▶ [DATASET CONTENT]:
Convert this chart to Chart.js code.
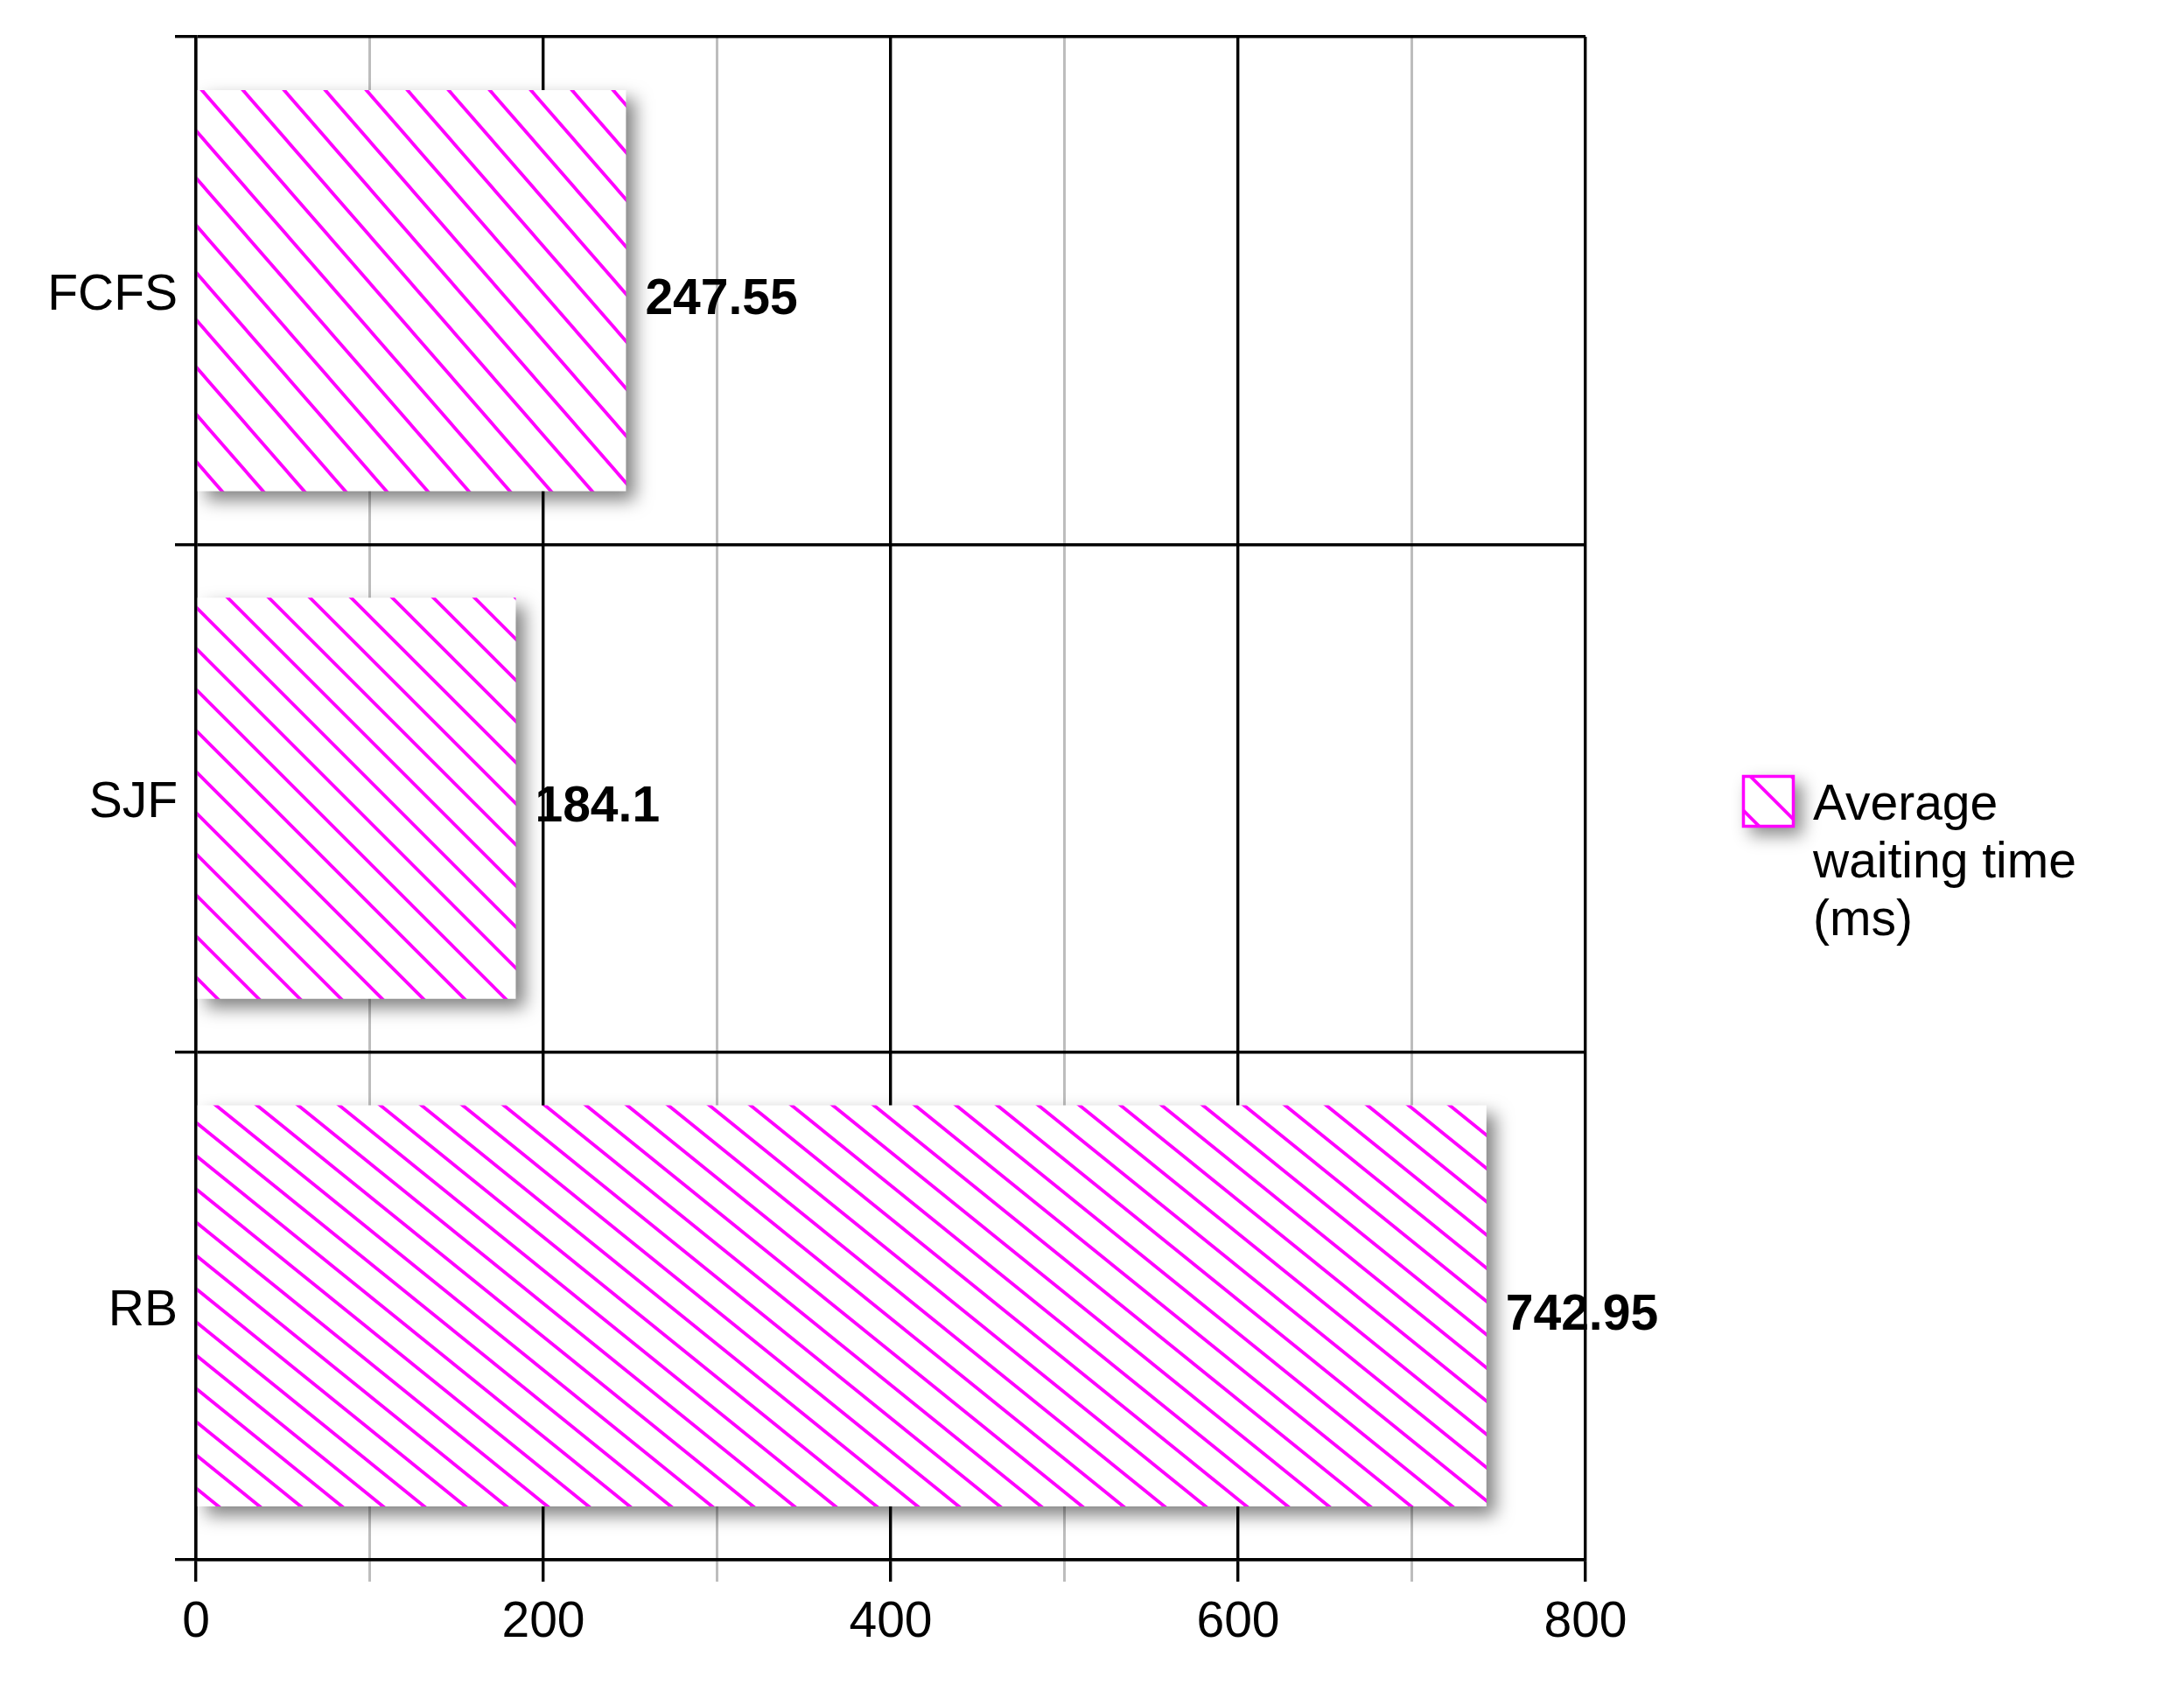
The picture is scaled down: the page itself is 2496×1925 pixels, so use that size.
<!DOCTYPE html>
<html>
<head>
<meta charset="utf-8">
<style>
  html, body { margin: 0; padding: 0; background: #ffffff; }
  #wrap { width: 2496px; height: 1925px; }
</style>
<script src="https://cdn.jsdelivr.net/npm/chart.js@4/dist/chart.umd.min.js"></script>
</head>
<body>
<div id="wrap"><canvas id="c" width="2496" height="1925"></canvas></div>
<script>
// ---- data ----
const categories = ['FCFS', 'SJF', 'RB'];
const waitingTimes = [247.55, 184.1, 742.95];
const seriesLabelLines = ['Average', 'waiting time', '(ms)'];
const xTickLabels = [0, 200, 400, 600, 800];
const xMin = 0;
const xMax = 800;
const xStep = 100;

// ---- style ----
const FONT = "'Liberation Sans', Arial, Helvetica, sans-serif";
const MAGENTA = '#FF00FF';
const hatchStyle = { width: 47, rises: [54, 47, 38], legendRise: 47, line: 3.8 };

function makeHatch(w, h) {
  const c = document.createElement('canvas');
  c.width = w; c.height = h;
  const g = c.getContext('2d');
  g.fillStyle = '#ffffff';
  g.fillRect(0, 0, w, h);
  g.strokeStyle = MAGENTA;
  g.lineWidth = hatchStyle.line;
  g.lineCap = 'butt';
  const segs = [[0, 0, w, h], [-w, 0, 0, h], [w, 0, 2 * w, h]];
  g.beginPath();
  for (const s of segs) {
    const dx = s[2] - s[0], dy = s[3] - s[1];
    g.moveTo(s[0] - dx * 0.2, s[1] - dy * 0.2);
    g.lineTo(s[2] + dx * 0.2, s[3] + dy * 0.2);
  }
  g.stroke();
  return c;
}

const ctx0 = document.getElementById('c').getContext('2d');
const barPatterns = hatchStyle.rises.map(r => ctx0.createPattern(makeHatch(hatchStyle.width, r), 'repeat'));
const legendTile = makeHatch(hatchStyle.width, hatchStyle.legendRise);

const shadowAndLabels = {
  id: 'shadowAndLabels',
  beforeDatasetsDraw(chart) {
    const ctx = chart.ctx;
    ctx.save();
    ctx.shadowColor = 'rgba(0,0,0,0.5)';
    ctx.shadowBlur = 20;
    ctx.shadowOffsetX = 10;
    ctx.shadowOffsetY = 10;
  },
  afterDatasetsDraw(chart) {
    const ctx = chart.ctx;
    ctx.restore();
    const meta = chart.getDatasetMeta(0);
    const data = chart.data.datasets[0].data;
    ctx.save();
    ctx.font = 'bold 57px ' + FONT;
    ctx.fillStyle = '#000000';
    ctx.textAlign = 'left';
    ctx.textBaseline = 'middle';
    meta.data.forEach((bar, i) => {
      ctx.fillText(String(data[i]), bar.x + 22, bar.y + 11);
    });
    ctx.restore();
  }
};

const customLegend = {
  id: 'customLegend',
  afterDraw(chart) {
    const ctx = chart.ctx;
    const bx = 1991, by = 886, bs = 60;
    ctx.save();
    ctx.shadowColor = 'rgba(0,0,0,0.45)';
    ctx.shadowBlur = 18;
    ctx.shadowOffsetX = 9;
    ctx.shadowOffsetY = 9;
    ctx.fillStyle = '#ffffff';
    ctx.fillRect(bx, by, bs, bs);
    ctx.restore();
    ctx.save();
    const pat = ctx.createPattern(legendTile, 'repeat');
    if (pat.setTransform) pat.setTransform(new DOMMatrix().translate(bx + 8, by));
    ctx.fillStyle = pat;
    ctx.fillRect(bx, by, bs, bs);
    ctx.strokeStyle = MAGENTA;
    ctx.lineWidth = 3.5;
    ctx.strokeRect(bx + 1.5, by + 1.5, bs - 3, bs - 3);
    ctx.fillStyle = '#000000';
    ctx.font = '57px ' + FONT;
    ctx.textAlign = 'left';
    ctx.textBaseline = 'alphabetic';
    seriesLabelLines.forEach((t, i) => {
      ctx.fillText(t, 2072, 937 + i * 66);
    });
    ctx.restore();
  }
};

const isMajor = v => xTickLabels.includes(v);

new Chart(ctx0, {
  type: 'bar',
  data: {
    labels: categories,
    datasets: [{
      label: seriesLabelLines.join(' '),
      data: waitingTimes,
      backgroundColor: barPatterns,
      borderWidth: 0,
      categoryPercentage: 1.0,
      barPercentage: 0.79
    }]
  },
  options: {
    indexAxis: 'y',
    responsive: false,
    devicePixelRatio: 1,
    animation: false,
    layout: { padding: { top: 42, right: 684, bottom: 0, left: 0 } },
    plugins: {
      legend: { display: false },
      tooltip: { enabled: false }
    },
    scales: {
      x: {
        type: 'linear',
        min: xMin,
        max: xMax,
        afterFit(scale) { scale.height = 142; },
        ticks: {
          stepSize: xStep,
          autoSkip: false,
          maxRotation: 0,
          padding: 13,
          color: '#000000',
          font: { family: FONT, size: 57 },
          callback: v => (isMajor(v) ? String(v) : '')
        },
        grid: {
          color: c => (isMajor(c.tick.value) ? '#000000' : '#BDBDBD'),
          tickColor: c => (isMajor(c.tick.value) ? '#000000' : '#BDBDBD'),
          lineWidth: c => (isMajor(c.tick.value) ? 3.4 : 3),
          tickLength: 25,
          drawTicks: true
        },
        border: { display: true, color: '#000000', width: 3.4 }
      },
      y: {
        afterFit(scale) { scale.width = 224; },
        ticks: {
          padding: -3,
          labelOffset: 6,
          color: '#000000',
          font: { family: FONT, size: 57 }
        },
        grid: {
          color: '#000000',
          tickColor: '#000000',
          lineWidth: 3.4,
          tickLength: 24,
          offset: true
        },
        border: { display: true, color: '#000000', width: 3.4 }
      }
    }
  },
  plugins: [shadowAndLabels, customLegend]
});
</script>
</body>
</html>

▶ [TASK GOAL]:
The data should be printed again unchanged; leave its pictures out.

▶ [EXERCISE RESULT]:
Convert this chart to Chart.js code.
The picture is scaled down: the page itself is 2496×1925 pixels, so use that size.
<!DOCTYPE html>
<html>
<head>
<meta charset="utf-8">
<style>
  html, body { margin: 0; padding: 0; background: #ffffff; }
  #wrap { width: 2496px; height: 1925px; }
</style>
<script src="https://cdn.jsdelivr.net/npm/chart.js@4/dist/chart.umd.min.js"></script>
</head>
<body>
<div id="wrap"><canvas id="c" width="2496" height="1925"></canvas></div>
<script>
// ---- data ----
const categories = ['FCFS', 'SJF', 'RB'];
const waitingTimes = [247.55, 184.1, 742.95];
const seriesLabelLines = ['Average', 'waiting time', '(ms)'];
const xTickLabels = [0, 200, 400, 600, 800];
const xMin = 0;
const xMax = 800;
const xStep = 100;

// ---- style ----
const FONT = "'Liberation Sans', Arial, Helvetica, sans-serif";
const MAGENTA = '#FF00FF';
const hatchStyle = { width: 47, rises: [54, 47, 38], legendRise: 47, line: 3.8 };

function makeHatch(w, h) {
  const c = document.createElement('canvas');
  c.width = w; c.height = h;
  const g = c.getContext('2d');
  g.fillStyle = '#ffffff';
  g.fillRect(0, 0, w, h);
  g.strokeStyle = MAGENTA;
  g.lineWidth = hatchStyle.line;
  g.lineCap = 'butt';
  const segs = [[0, 0, w, h], [-w, 0, 0, h], [w, 0, 2 * w, h]];
  g.beginPath();
  for (const s of segs) {
    const dx = s[2] - s[0], dy = s[3] - s[1];
    g.moveTo(s[0] - dx * 0.2, s[1] - dy * 0.2);
    g.lineTo(s[2] + dx * 0.2, s[3] + dy * 0.2);
  }
  g.stroke();
  return c;
}

const ctx0 = document.getElementById('c').getContext('2d');
const barPatterns = hatchStyle.rises.map(r => ctx0.createPattern(makeHatch(hatchStyle.width, r), 'repeat'));
const legendTile = makeHatch(hatchStyle.width, hatchStyle.legendRise);

const shadowAndLabels = {
  id: 'shadowAndLabels',
  beforeDatasetsDraw(chart) {
    const ctx = chart.ctx;
    ctx.save();
    ctx.shadowColor = 'rgba(0,0,0,0.5)';
    ctx.shadowBlur = 20;
    ctx.shadowOffsetX = 10;
    ctx.shadowOffsetY = 10;
  },
  afterDatasetsDraw(chart) {
    const ctx = chart.ctx;
    ctx.restore();
    const meta = chart.getDatasetMeta(0);
    const data = chart.data.datasets[0].data;
    ctx.save();
    ctx.font = 'bold 57px ' + FONT;
    ctx.fillStyle = '#000000';
    ctx.textAlign = 'left';
    ctx.textBaseline = 'middle';
    meta.data.forEach((bar, i) => {
      ctx.fillText(String(data[i]), bar.x + 22, bar.y + 11);
    });
    ctx.restore();
  }
};

const customLegend = {
  id: 'customLegend',
  afterDraw(chart) {
    const ctx = chart.ctx;
    const bx = 1991, by = 886, bs = 60;
    ctx.save();
    ctx.shadowColor = 'rgba(0,0,0,0.45)';
    ctx.shadowBlur = 18;
    ctx.shadowOffsetX = 9;
    ctx.shadowOffsetY = 9;
    ctx.fillStyle = '#ffffff';
    ctx.fillRect(bx, by, bs, bs);
    ctx.restore();
    ctx.save();
    const pat = ctx.createPattern(legendTile, 'repeat');
    if (pat.setTransform) pat.setTransform(new DOMMatrix().translate(bx + 8, by));
    ctx.fillStyle = pat;
    ctx.fillRect(bx, by, bs, bs);
    ctx.strokeStyle = MAGENTA;
    ctx.lineWidth = 3.5;
    ctx.strokeRect(bx + 1.5, by + 1.5, bs - 3, bs - 3);
    ctx.fillStyle = '#000000';
    ctx.font = '57px ' + FONT;
    ctx.textAlign = 'left';
    ctx.textBaseline = 'alphabetic';
    seriesLabelLines.forEach((t, i) => {
      ctx.fillText(t, 2072, 937 + i * 66);
    });
    ctx.restore();
  }
};

const isMajor = v => xTickLabels.includes(v);

new Chart(ctx0, {
  type: 'bar',
  data: {
    labels: categories,
    datasets: [{
      label: seriesLabelLines.join(' '),
      data: waitingTimes,
      backgroundColor: barPatterns,
      borderWidth: 0,
      categoryPercentage: 1.0,
      barPercentage: 0.79
    }]
  },
  options: {
    indexAxis: 'y',
    responsive: false,
    devicePixelRatio: 1,
    animation: false,
    layout: { padding: { top: 42, right: 684, bottom: 0, left: 0 } },
    plugins: {
      legend: { display: false },
      tooltip: { enabled: false }
    },
    scales: {
      x: {
        type: 'linear',
        min: xMin,
        max: xMax,
        afterFit(scale) { scale.height = 142; },
        ticks: {
          stepSize: xStep,
          autoSkip: false,
          maxRotation: 0,
          padding: 13,
          color: '#000000',
          font: { family: FONT, size: 57 },
          callback: v => (isMajor(v) ? String(v) : '')
        },
        grid: {
          color: c => (isMajor(c.tick.value) ? '#000000' : '#BDBDBD'),
          tickColor: c => (isMajor(c.tick.value) ? '#000000' : '#BDBDBD'),
          lineWidth: c => (isMajor(c.tick.value) ? 3.4 : 3),
          tickLength: 25,
          drawTicks: true
        },
        border: { display: true, color: '#000000', width: 3.4 }
      },
      y: {
        afterFit(scale) { scale.width = 224; },
        ticks: {
          padding: -3,
          labelOffset: 6,
          color: '#000000',
          font: { family: FONT, size: 57 }
        },
        grid: {
          color: '#000000',
          tickColor: '#000000',
          lineWidth: 3.4,
          tickLength: 24,
          offset: true
        },
        border: { display: true, color: '#000000', width: 3.4 }
      }
    }
  },
  plugins: [shadowAndLabels, customLegend]
});
</script>
</body>
</html>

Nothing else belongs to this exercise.